Play shows impact of eating disorders

An award-winning play about body image and eating disorders will come to life on stage at the high school.

Tonight is the last opportunity for residents to see the Green River High School Theater's rendition of "Eat (It's not about food)" by Linda Daughtery. Tickets to the in the round play are $3 for students and seniors and $5 for general admission. The show starts at 6:30 p.m.

This play is quite different from other plays because the audience is on the stage with the actors, GRHS theater director Terrin Musbach said.

"The audience is on all sides. The audience will be sitting on the stage, in a square surrounding the actors and actresses," Musbach said. "It is a very intimate experience."

The subject of the play targets young adults, she said. However, research has shown children as young as kindergarten begin forming ideas about body image.

"Families and parents would be the best people to decide if their young children should attend," Musbach said.

Musbach bought this play when she was at the International Thespian Festival in June.

"On the bus ride home, myself and several students read the script, and we all felt that it was very relatable and worth producing." Musbach said. "Body image is a real issue in our society, and as a result, wonderful people end up with horrible self-perception."

The show deals with the themes of body image and eating disorders by presenting multiple characters that struggle in unique ways.The main story line follows Amy, a young girl that experiences anorexia nervosa.

"We see the fight that Amy and her family face as they work to overcome her poor body image," she said.

Since August, the students have been working hard to research and learn about eating disorders and body-image issues throughout the world.

"We have learned about obesity, starvation and everything in between," she said.

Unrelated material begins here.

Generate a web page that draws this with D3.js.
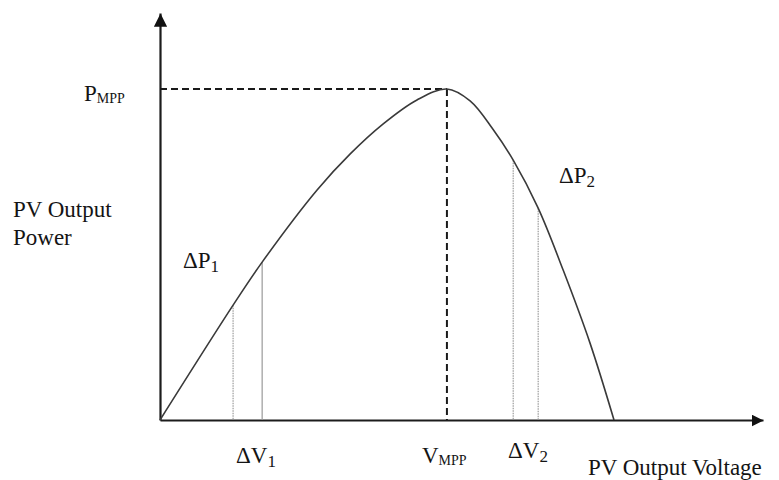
<!DOCTYPE html>
<html>
<head>
<meta charset="utf-8">
<script src="https://cdn.jsdelivr.net/npm/d3@7"></script>
<style>
  body { margin: 0; background: #fff; }
  text { font-family: "Liberation Serif", "Times New Roman", serif; fill: #141414; }
</style>
</head>
<body>
<div id="chart"></div>
<script>
// PV curve, voltage / power in % of Voc and Pmpp
const voltage = [0, 16.1, 22.5, 34.6, 41.9, 49.1, 56.6, 63.2, 68.3, 73.3, 77.8, 83.3, 88.8, 94.7, 100];
const power   = [0, 34.7, 47.7, 69.5, 80.4, 89.4, 96.7, 100, 96.4, 87.9, 78.5, 64.0, 45.3, 23.3, 0];

// perturbation steps (index into the curve)
const stepLeft = [1, 2];    // ΔV1
const stepRight = [10, 11]; // ΔV2
const mppIndex = 7;

const W = 779, H = 480;
const x = d3.scaleLinear().domain([0, 100]).range([160, 614]);
const y = d3.scaleLinear().domain([0, 100]).range([420, 89]);
const xMax = x.invert(763), yMax = y.invert(13);

const svg = d3.select('#chart').append('svg')
  .attr('width', W).attr('height', H);

const defs = svg.append('defs');
defs.append('marker')
  .attr('id', 'arrow')
  .attr('viewBox', '0 0 10 10')
  .attr('refX', 10).attr('refY', 5)
  .attr('markerWidth', 6).attr('markerHeight', 6)
  .attr('markerUnits', 'strokeWidth')
  .attr('orient', 'auto')
  .append('path').attr('d', 'M0,0L10,5L0,10Z').attr('fill', '#111');

// axes (no ticks, just the line + arrow)
const xAxis = svg.append('g')
  .attr('transform', `translate(0,${y(0)})`)
  .call(d3.axisBottom(d3.scaleLinear().domain([0, xMax]).range([x(0), x(xMax)]))
    .tickValues([]).tickSizeOuter(0));
xAxis.select('.domain').attr('stroke', '#1c1c1c').attr('stroke-width', 2).attr('marker-end', 'url(#arrow)');

const yAxis = svg.append('g')
  .attr('transform', `translate(${x(0)},0)`)
  .call(d3.axisLeft(d3.scaleLinear().domain([0, yMax]).range([y(0), y(yMax)]))
    .tickValues([]).tickSizeOuter(0));
yAxis.select('.domain').attr('stroke', '#1c1c1c').attr('stroke-width', 2.2).attr('marker-end', 'url(#arrow)');

// MPP guide lines
const vm = voltage[mppIndex], pm = power[mppIndex];
svg.append('line')
  .attr('x1', x(0)).attr('x2', x(vm)).attr('y1', y(pm)).attr('y2', y(pm))
  .attr('stroke', '#1a1a1a').attr('stroke-width', 2).attr('stroke-dasharray', '7,4');
svg.append('line')
  .attr('x1', x(vm)).attr('x2', x(vm)).attr('y1', y(pm)).attr('y2', y(0))
  .attr('stroke', '#1a1a1a').attr('stroke-width', 2).attr('stroke-dasharray', '7,4');

// step lines
[stepLeft, stepRight].forEach((st, k) => {
  st.forEach((i, j) => {
    svg.append('line')
      .attr('x1', x(voltage[i])).attr('x2', x(voltage[i]))
      .attr('y1', y(power[i])).attr('y2', y(0))
      .attr('stroke', '#9a9a9a').attr('stroke-width', 1.2)
      .attr('stroke-dasharray', (k === 0 && j === 1) ? null : '1.5,1');
  });
});

// PV curve
const line = d3.line()
  .x(d => x(d[0])).y(d => y(d[1]))
  .curve(d3.curveCatmullRom.alpha(0.5));
svg.append('path')
  .datum(voltage.map((v, i) => [v, power[i]]))
  .attr('d', line)
  .attr('fill', 'none')
  .attr('stroke', '#3a3a3a')
  .attr('stroke-width', 1.6);

// labels
function label(px, py, main, sub, size, subSize, subDy) {
  const t = svg.append('text').attr('x', px).attr('y', py).style('font-size', size + 'px');
  t.append('tspan').text(main);
  if (sub) t.append('tspan').attr('dy', subDy).style('font-size', subSize + 'px').text(sub);
  return t;
}

label(84, 101, 'P', 'MPP', 23, 14, 2);
svg.append('text').attr('x', 13).attr('y', 217).style('font-size', '23px').text('PV Output');
svg.append('text').attr('x', 13).attr('y', 245).style('font-size', '23px').text('Power');
label(183, 268, 'ΔP', '1', 23, 17, 4);
label(559, 183, 'ΔP', '2', 23, 17, 4);
label(236, 463, 'ΔV', '1', 23, 17, 4);
label(x(vm) - 25, 463, 'V', 'MPP', 23, 14, 2);
label(508, 458, 'ΔV', '2', 23, 17, 4);
svg.append('text').attr('x', 588).attr('y', 475).style('font-size', '23px').text('PV Output Voltage');
</script>
</body>
</html>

For this play, the students had different obstacles to face, than any other plays they had performed.

"I think the biggest challenge with the show is the need to face our own internal conflicts that we all have with body image and our relationships with food," she said.

The rehearsals were also different.

"In the rehearsal process, we discuss and research these issues daily. While these discussions help, I think that body image and negative relationships with food are deeply embedded in our culture, and my hope is to get the cast and crew, along with the audience, to begin to face these issues as individuals," she said. "Ultimately we have to seek healthy lifestyle changes and find love for self from within." 

One topic this play brings to light is how males can also have the same eating disorders.

"I think that a fallacy in our society is that eating disorders only affect girls," Musbach said. "This play does a wonderful job of exposing the male side of these issues as well, as male eating disorders are currently on a dramatic rise."